## To do
Starting with the first line of the data below, copy each line up to and including the one containing "minimum width=350pt, minimum". Pictures stay out.

═══ Dataset extract ═══

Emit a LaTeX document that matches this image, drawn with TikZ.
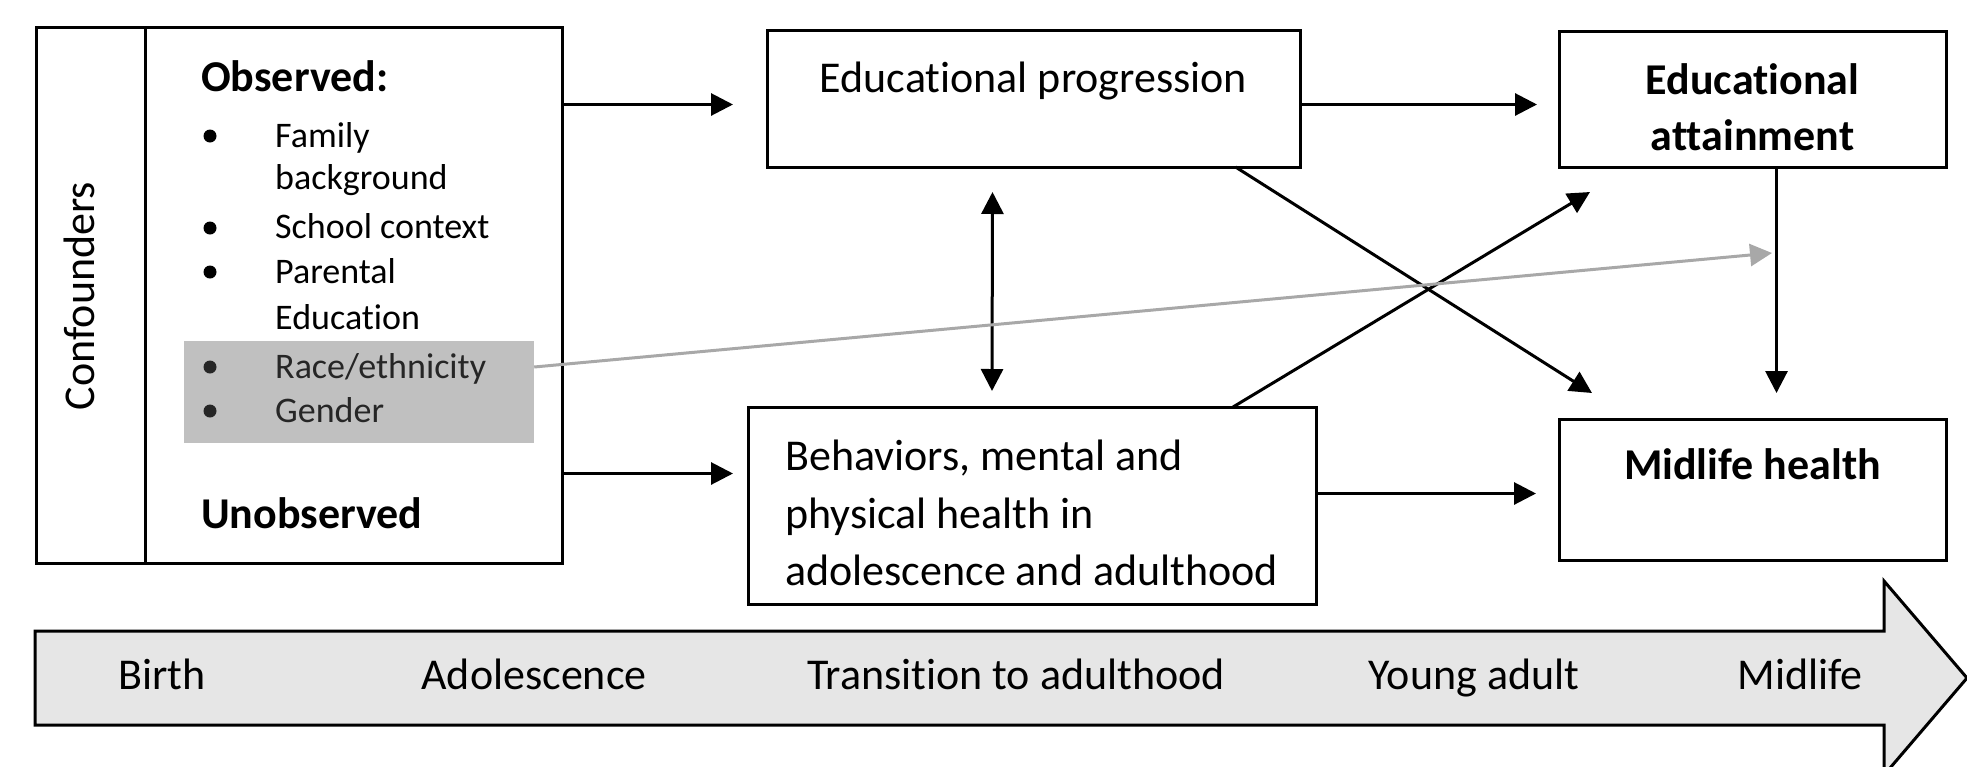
\documentclass[tikz,border=0pt]{standalone}
\usepackage{fontspec}
\setmainfont{Carlito}[Ligatures={NoCommon}]
\usetikzlibrary{arrows.meta, positioning, calc}

\definecolor{shade}{HTML}{C0C0C0}
\definecolor{band}{HTML}{E6E6E6}
\definecolor{faint}{HTML}{A8A8A8}

\tikzset{
  box/.style={draw, line width=3pt, inner sep=0pt, outer sep=0pt},
  big/.style={font=\fontsize{44}{56}\selectfont, inner sep=0pt},
  bigb/.style={font=\fontsize{44}{56}\selectfont\bfseries, inner sep=0pt},
  item/.style={font=\fontsize{36}{44}\selectfont, inner sep=0pt, anchor=base west},
  dot/.style={circle, fill, inner sep=0pt, minimum size=13pt},
  arr/.style={line width=3pt, -{Triangle[length=22pt,width=22pt]}},
}

\begin{document}
\begin{tikzpicture}[x=1pt, y=-1pt]
    \useasboundingbox (0,0) rectangle (1967,766);

    % Confounders block
    \node[box, minimum width=109pt, minimum height=536pt] (conflab) at (90.5,295) {};
    \node[big, rotate=90] (conftitle) at (79,296) {Confounders};
    \node[box, anchor=west, minimum width=417pt, minimum height=536pt] (conf) at (conflab.east) {};
    \node[fill=shade, inner sep=0pt, minimum width=350pt, minimum height=102pt] (grp) at (359,392) {};

    \node[bigb, anchor=base west] (obs) at (201,91) {Observed:};
    \node[dot] (b1) at (210,136) {};
    \node[item] (fam) at (275,147) {Family};
    \node[item] (famb) at (275,189) {background};
    \node[dot] (b2) at (210,228) {};
    \node[item] (school) at (275,238) {School context};
    \node[dot] (b3) at (210,272) {};
    \node[item] (par) at (275,283) {Parental};
    \node[item] (pare) at (275,329) {Education};
    \node[dot, black!85] (b4) at (210,367) {};
    \node[item, black!85] (race) at (275,378) {Race/ethnicity};
    \node[dot, black!85] (b5) at (210,411) {};
    \node[item, black!85] (gender) at (275,422) {Gender};
    \node[bigb, anchor=base west] (unobs) at (201,528) {Unobserved};

    % Middle boxes
    \node[box, minimum width=533pt, minimum height=137pt] (prog) at (1033.5,98.5) {};
    \node[big, anchor=base] (progtxt) at (1033.5,92) {Educational progression};
    \node[box, minimum width=568pt, minimum height=197pt] (beh) at (1032,505.5) {};
    \node[big, anchor=base west] (beh1) at (785,470) {Behaviors, mental and};
    \node[big, anchor=base west] (beh2) at (785,528) {physical health in};
    \node[big, anchor=base west] (beh3) at (785,585) {adolescence and adulthood};

    % Outcome boxes
    \node[box, minimum width=387pt, minimum height=136pt] (att) at (1752.5,99) {};
    \node[bigb, anchor=base] (att1) at (1752.5,94) {Educational};
    \node[bigb, anchor=base] (att2) at (1752.5,150) {attainment};
    \node[box, minimum width=387pt, minimum height=141pt] (mid) at (1752.5,489.5) {};
    \node[bigb, anchor=base] (midtxt) at (1752.5,479) {Midlife health};

    % Connectors
    \coordinate (progin) at ([yshift=-6pt]prog.west);
    \coordinate (behin) at ([yshift=32pt]beh.west);
    \coordinate (midin) at ([yshift=-4pt]mid.west);
    \draw[arr, shorten >=34pt] (conf.east |- progin) -- (progin);
    \draw[arr, shorten >=15pt] (conf.east |- behin) -- (behin);
    \draw[arr, shorten >=22pt] (prog.east |- progin) -- (att.west |- progin);
    \draw[arr, shorten >=23pt] (beh.east |- midin) -- (midin);
    \draw[arr, {Triangle[length=22pt,width=22pt]}-{Triangle[length=22pt,width=22pt]}]
        ([xshift=-41pt,yshift=-25pt]prog.south) -- ([xshift=-40pt,yshift=16pt]beh.north);
    \draw[arr] ([xshift=202pt]prog.south) -- ([xshift=33pt,yshift=26pt]mid.north west);
    \draw[arr] ([xshift=201pt]beh.north) -- ([xshift=31pt,yshift=-25pt]att.south west);
    \draw[arr] ([xshift=24pt]att.south) -- ([xshift=24pt,yshift=26pt]mid.north);
    \coordinate (grtip) at (1772,253);
    \draw[arr, faint] ([yshift=25pt]grp.east) -- (grtip);

    % Life course band
    \filldraw[fill=band, line width=3pt] (35,631) -- (1884,631) -- (1884,581) -- (1967,678)
        -- (1884,775) -- (1884,725) -- (35,725) -- cycle;
    \node[big, anchor=base] (birth) at (162,689) {Birth};
    \node[big, anchor=base] (adol) at (534,689) {Adolescence};
    \node[big, anchor=base] (trans) at (1016,689) {Transition to adulthood};
    \node[big, anchor=base] (young) at (1474,689) {Young adult};
    \node[big, anchor=base] (midl) at (1800,689) {Midlife};
\end{tikzpicture}
\end{document}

═══

## Result of this exercise
Emit a LaTeX document that matches this image, drawn with TikZ.
\documentclass[tikz,border=0pt]{standalone}
\usepackage{fontspec}
\setmainfont{Carlito}[Ligatures={NoCommon}]
\usetikzlibrary{arrows.meta, positioning, calc}

\definecolor{shade}{HTML}{C0C0C0}
\definecolor{band}{HTML}{E6E6E6}
\definecolor{faint}{HTML}{A8A8A8}

\tikzset{
  box/.style={draw, line width=3pt, inner sep=0pt, outer sep=0pt},
  big/.style={font=\fontsize{44}{56}\selectfont, inner sep=0pt},
  bigb/.style={font=\fontsize{44}{56}\selectfont\bfseries, inner sep=0pt},
  item/.style={font=\fontsize{36}{44}\selectfont, inner sep=0pt, anchor=base west},
  dot/.style={circle, fill, inner sep=0pt, minimum size=13pt},
  arr/.style={line width=3pt, -{Triangle[length=22pt,width=22pt]}},
}

\begin{document}
\begin{tikzpicture}[x=1pt, y=-1pt]
    \useasboundingbox (0,0) rectangle (1967,766);

    % Confounders block
    \node[box, minimum width=109pt, minimum height=536pt] (conflab) at (90.5,295) {};
    \node[big, rotate=90] (conftitle) at (79,296) {Confounders};
    \node[box, anchor=west, minimum width=417pt, minimum height=536pt] (conf) at (conflab.east) {};
    \node[fill=shade, inner sep=0pt, minimum width=350pt, minimum height=102pt] (grp) at (359,392) {};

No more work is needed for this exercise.